Entries with chart source code:
** Start **
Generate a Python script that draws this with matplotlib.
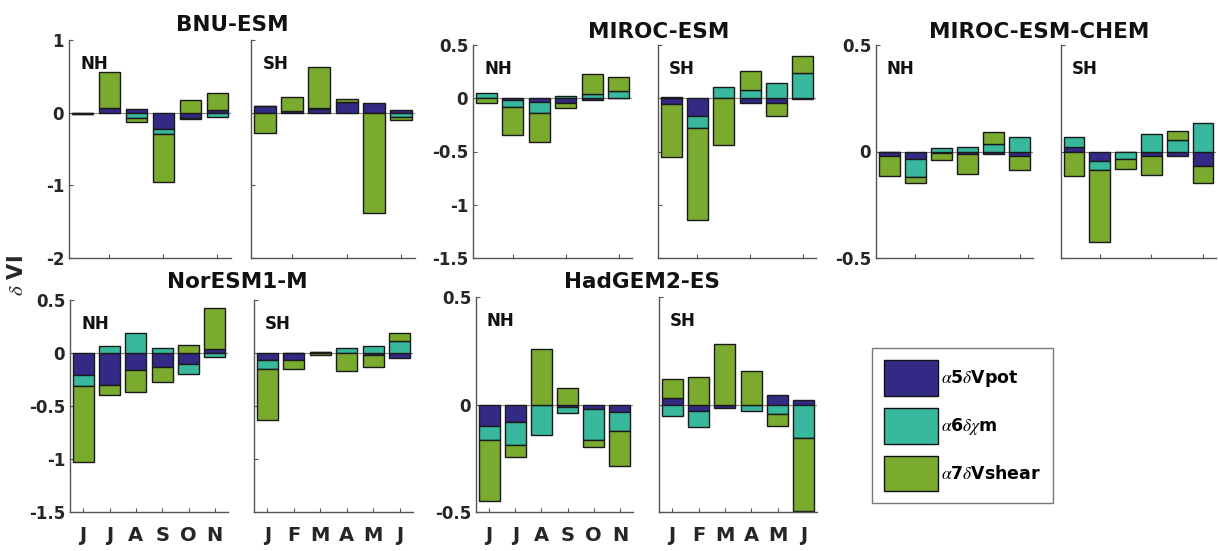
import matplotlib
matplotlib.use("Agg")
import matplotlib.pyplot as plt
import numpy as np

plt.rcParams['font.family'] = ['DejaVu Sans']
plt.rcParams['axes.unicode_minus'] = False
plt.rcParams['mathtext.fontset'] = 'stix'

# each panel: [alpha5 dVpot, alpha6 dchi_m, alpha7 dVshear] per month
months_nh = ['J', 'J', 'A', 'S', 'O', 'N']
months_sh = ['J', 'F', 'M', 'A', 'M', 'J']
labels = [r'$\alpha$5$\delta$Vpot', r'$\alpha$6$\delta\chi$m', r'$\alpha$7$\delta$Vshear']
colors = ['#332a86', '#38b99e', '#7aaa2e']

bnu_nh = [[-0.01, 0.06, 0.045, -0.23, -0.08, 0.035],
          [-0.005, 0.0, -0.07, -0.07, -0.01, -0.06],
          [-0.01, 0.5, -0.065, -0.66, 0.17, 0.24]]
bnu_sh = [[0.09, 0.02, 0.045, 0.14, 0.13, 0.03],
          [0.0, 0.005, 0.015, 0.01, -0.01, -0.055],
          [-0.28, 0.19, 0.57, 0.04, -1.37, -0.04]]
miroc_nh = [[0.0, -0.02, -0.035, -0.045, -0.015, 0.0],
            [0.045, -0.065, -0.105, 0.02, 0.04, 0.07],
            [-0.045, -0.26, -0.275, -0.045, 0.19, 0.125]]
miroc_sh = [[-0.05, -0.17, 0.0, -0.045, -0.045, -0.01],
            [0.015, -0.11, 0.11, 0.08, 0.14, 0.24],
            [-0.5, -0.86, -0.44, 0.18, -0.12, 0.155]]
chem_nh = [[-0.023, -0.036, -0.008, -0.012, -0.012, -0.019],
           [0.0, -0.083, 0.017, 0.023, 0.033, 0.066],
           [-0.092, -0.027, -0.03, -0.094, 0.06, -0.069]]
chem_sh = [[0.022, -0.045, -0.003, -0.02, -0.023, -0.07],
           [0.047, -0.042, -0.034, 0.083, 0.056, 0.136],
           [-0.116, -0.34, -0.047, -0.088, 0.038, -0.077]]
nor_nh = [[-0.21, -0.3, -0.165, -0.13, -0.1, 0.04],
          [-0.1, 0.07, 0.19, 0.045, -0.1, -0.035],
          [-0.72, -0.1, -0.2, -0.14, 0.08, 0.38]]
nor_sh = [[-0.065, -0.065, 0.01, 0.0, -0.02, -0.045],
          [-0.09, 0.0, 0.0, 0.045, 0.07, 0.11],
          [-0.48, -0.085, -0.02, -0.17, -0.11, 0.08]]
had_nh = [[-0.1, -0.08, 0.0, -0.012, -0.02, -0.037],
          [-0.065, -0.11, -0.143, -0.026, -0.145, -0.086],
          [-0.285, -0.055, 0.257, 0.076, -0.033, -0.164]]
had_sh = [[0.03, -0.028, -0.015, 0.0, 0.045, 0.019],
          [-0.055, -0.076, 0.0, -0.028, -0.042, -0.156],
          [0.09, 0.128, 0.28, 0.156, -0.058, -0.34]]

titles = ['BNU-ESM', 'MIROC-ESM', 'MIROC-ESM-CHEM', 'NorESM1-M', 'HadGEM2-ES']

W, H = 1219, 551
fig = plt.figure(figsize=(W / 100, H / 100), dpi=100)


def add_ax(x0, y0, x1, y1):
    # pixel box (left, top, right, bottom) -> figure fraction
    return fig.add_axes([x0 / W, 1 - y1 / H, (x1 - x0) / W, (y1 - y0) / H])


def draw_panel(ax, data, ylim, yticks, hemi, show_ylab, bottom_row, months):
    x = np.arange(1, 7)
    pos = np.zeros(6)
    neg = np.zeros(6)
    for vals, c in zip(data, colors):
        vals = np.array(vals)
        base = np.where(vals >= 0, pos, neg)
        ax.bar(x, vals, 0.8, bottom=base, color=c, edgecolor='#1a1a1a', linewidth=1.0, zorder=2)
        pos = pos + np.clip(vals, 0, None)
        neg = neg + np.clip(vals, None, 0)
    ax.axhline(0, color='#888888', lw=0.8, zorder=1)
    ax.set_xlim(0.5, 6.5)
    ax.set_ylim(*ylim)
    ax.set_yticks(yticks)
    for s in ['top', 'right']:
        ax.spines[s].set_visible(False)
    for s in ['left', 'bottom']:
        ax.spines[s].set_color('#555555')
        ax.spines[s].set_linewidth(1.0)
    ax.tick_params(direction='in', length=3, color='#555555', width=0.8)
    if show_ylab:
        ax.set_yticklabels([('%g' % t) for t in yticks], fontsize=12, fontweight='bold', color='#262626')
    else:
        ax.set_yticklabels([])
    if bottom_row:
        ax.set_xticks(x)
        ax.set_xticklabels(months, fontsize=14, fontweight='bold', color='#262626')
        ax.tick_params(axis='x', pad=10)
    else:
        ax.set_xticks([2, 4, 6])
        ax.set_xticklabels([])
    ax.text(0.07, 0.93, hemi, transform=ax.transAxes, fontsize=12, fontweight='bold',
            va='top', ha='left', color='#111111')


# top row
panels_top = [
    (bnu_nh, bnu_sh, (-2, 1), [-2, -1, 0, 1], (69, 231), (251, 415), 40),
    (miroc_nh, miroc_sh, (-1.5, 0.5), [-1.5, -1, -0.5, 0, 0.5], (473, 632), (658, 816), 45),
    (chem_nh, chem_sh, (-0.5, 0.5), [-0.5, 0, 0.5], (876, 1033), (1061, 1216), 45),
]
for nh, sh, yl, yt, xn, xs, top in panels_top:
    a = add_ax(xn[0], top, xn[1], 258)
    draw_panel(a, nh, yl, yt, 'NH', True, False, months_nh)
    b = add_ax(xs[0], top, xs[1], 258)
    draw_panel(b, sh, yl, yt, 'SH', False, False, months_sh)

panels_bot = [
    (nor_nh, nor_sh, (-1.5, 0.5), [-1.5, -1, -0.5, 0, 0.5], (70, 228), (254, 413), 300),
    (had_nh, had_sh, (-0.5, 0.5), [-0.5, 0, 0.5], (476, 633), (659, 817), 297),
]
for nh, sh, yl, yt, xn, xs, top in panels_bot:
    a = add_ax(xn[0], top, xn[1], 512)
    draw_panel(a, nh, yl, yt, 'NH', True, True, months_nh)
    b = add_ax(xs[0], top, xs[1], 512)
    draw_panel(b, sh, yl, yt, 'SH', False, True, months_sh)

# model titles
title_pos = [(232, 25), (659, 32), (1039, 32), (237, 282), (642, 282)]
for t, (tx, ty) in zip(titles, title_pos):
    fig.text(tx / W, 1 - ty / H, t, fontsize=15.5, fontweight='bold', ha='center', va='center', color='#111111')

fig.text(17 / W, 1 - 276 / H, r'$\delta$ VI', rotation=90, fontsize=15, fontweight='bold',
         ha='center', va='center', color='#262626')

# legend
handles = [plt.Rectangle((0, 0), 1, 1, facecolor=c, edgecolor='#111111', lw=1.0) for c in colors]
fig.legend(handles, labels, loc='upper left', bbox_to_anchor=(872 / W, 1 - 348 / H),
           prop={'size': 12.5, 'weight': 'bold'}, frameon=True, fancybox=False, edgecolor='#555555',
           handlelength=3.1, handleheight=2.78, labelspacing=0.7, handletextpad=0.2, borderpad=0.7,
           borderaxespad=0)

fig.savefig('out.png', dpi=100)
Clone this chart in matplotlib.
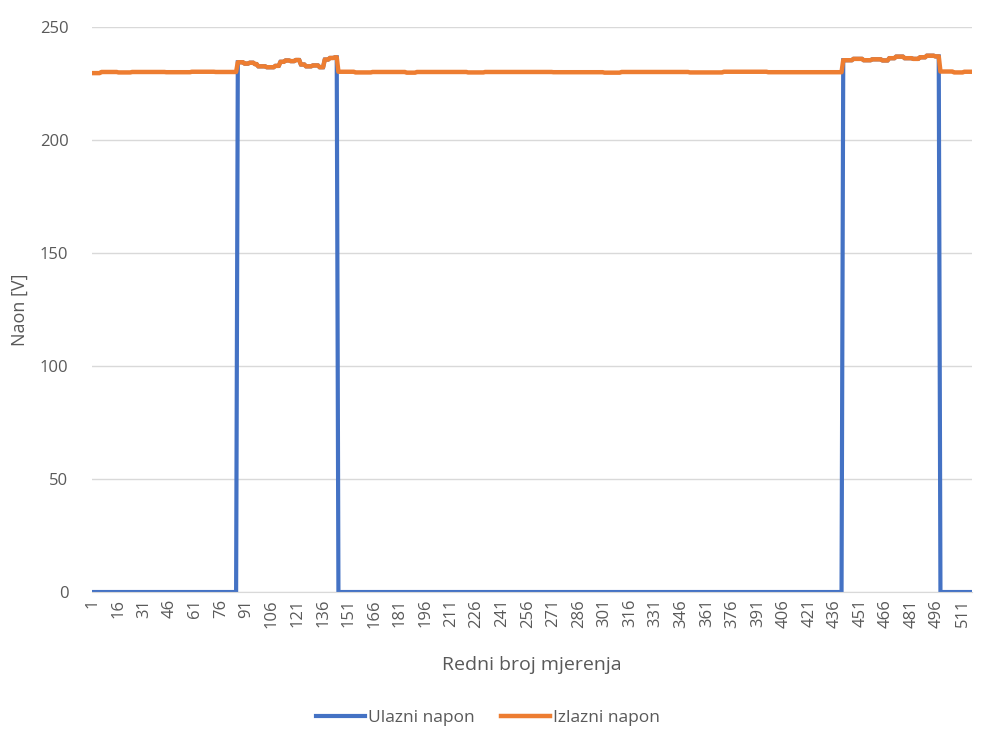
** End **
What you have to do ▸ Print the entries as they stand, first line through the line holding "colors = ['#332a86', '#38b99e', '#7aaa2e']", with every picture removed.

Final result ▸
Generate a Python script that draws this with matplotlib.
import matplotlib
matplotlib.use("Agg")
import matplotlib.pyplot as plt
import numpy as np

plt.rcParams['font.family'] = ['DejaVu Sans']
plt.rcParams['axes.unicode_minus'] = False
plt.rcParams['mathtext.fontset'] = 'stix'

# each panel: [alpha5 dVpot, alpha6 dchi_m, alpha7 dVshear] per month
months_nh = ['J', 'J', 'A', 'S', 'O', 'N']
months_sh = ['J', 'F', 'M', 'A', 'M', 'J']
labels = [r'$\alpha$5$\delta$Vpot', r'$\alpha$6$\delta\chi$m', r'$\alpha$7$\delta$Vshear']
colors = ['#332a86', '#38b99e', '#7aaa2e']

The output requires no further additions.